[Figure scripts]
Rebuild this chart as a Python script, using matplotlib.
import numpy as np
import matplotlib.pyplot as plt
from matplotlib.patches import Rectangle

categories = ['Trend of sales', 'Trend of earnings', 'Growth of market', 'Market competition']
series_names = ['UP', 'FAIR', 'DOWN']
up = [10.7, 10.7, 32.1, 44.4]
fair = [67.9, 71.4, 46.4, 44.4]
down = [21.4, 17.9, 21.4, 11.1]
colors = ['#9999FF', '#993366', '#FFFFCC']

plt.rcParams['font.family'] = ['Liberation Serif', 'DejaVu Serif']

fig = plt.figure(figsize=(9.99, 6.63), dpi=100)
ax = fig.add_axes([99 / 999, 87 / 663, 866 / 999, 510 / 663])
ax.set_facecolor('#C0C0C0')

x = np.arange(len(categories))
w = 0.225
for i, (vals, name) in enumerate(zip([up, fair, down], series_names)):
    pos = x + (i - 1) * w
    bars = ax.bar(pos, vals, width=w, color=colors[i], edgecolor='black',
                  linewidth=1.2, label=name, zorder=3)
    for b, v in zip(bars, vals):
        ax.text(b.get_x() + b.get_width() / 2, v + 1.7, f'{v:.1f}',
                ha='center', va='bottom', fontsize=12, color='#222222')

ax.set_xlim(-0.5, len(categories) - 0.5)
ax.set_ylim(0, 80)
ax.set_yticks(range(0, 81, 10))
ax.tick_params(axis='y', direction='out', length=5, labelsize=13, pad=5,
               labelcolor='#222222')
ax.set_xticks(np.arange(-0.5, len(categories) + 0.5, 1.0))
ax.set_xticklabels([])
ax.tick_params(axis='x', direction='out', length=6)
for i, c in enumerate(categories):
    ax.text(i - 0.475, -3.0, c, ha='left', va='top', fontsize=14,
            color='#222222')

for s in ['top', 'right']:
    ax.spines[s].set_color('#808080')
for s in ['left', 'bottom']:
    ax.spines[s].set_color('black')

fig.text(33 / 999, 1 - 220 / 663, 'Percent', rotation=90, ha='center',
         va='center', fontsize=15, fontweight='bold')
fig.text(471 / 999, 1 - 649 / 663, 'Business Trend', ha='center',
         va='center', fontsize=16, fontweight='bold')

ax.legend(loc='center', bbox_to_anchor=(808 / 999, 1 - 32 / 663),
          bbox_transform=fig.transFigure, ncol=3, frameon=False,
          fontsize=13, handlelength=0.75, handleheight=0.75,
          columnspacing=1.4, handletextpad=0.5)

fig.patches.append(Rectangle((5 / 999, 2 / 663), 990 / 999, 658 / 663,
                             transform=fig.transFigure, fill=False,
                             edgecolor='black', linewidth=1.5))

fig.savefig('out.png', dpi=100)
...
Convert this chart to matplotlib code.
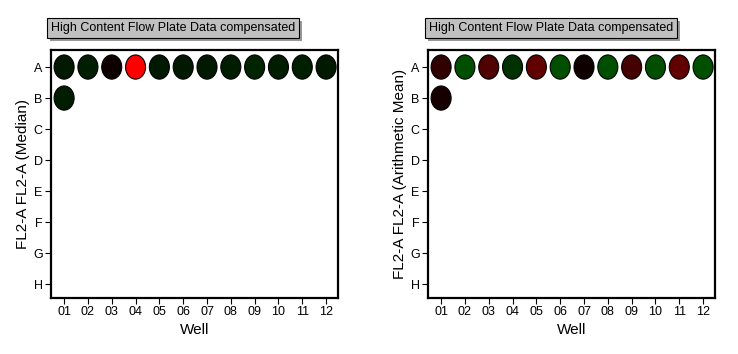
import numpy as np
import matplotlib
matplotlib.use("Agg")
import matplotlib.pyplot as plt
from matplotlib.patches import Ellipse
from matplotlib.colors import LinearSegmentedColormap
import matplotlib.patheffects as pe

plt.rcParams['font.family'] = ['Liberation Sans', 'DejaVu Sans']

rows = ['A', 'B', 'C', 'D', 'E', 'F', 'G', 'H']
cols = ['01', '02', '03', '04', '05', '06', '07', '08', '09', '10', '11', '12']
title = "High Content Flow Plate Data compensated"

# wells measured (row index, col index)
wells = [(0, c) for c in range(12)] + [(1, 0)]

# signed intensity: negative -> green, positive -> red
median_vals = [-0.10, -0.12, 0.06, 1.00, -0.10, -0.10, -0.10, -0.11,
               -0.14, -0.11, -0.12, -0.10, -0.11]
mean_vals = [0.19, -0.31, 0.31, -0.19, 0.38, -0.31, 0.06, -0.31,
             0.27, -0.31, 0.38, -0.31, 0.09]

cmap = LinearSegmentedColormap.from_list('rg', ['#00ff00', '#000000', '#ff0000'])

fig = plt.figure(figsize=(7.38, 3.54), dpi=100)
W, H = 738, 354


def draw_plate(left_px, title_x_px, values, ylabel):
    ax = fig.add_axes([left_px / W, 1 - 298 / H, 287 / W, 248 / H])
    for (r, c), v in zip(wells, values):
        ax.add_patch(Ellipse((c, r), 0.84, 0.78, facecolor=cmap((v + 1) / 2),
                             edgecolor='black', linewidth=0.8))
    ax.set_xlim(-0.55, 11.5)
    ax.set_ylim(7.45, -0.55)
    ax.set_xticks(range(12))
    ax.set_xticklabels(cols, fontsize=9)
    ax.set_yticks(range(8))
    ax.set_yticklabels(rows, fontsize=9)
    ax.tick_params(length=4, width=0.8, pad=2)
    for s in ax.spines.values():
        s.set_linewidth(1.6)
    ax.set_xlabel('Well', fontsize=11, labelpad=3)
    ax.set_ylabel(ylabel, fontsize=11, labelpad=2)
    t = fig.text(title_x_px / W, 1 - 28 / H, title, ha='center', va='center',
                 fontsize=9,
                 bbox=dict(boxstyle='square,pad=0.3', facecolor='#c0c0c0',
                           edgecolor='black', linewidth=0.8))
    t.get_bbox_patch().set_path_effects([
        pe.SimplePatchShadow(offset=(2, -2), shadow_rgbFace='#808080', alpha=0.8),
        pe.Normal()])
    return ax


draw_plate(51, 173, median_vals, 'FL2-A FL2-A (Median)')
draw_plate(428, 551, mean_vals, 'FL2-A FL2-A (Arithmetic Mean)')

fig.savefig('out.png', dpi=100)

> _Goal_:
Note each line of the entries that has "chart" in it, and copy those lines.

> _Solution for this exercise_:
Rebuild this chart as a Python script, using matplotlib.
Convert this chart to matplotlib code.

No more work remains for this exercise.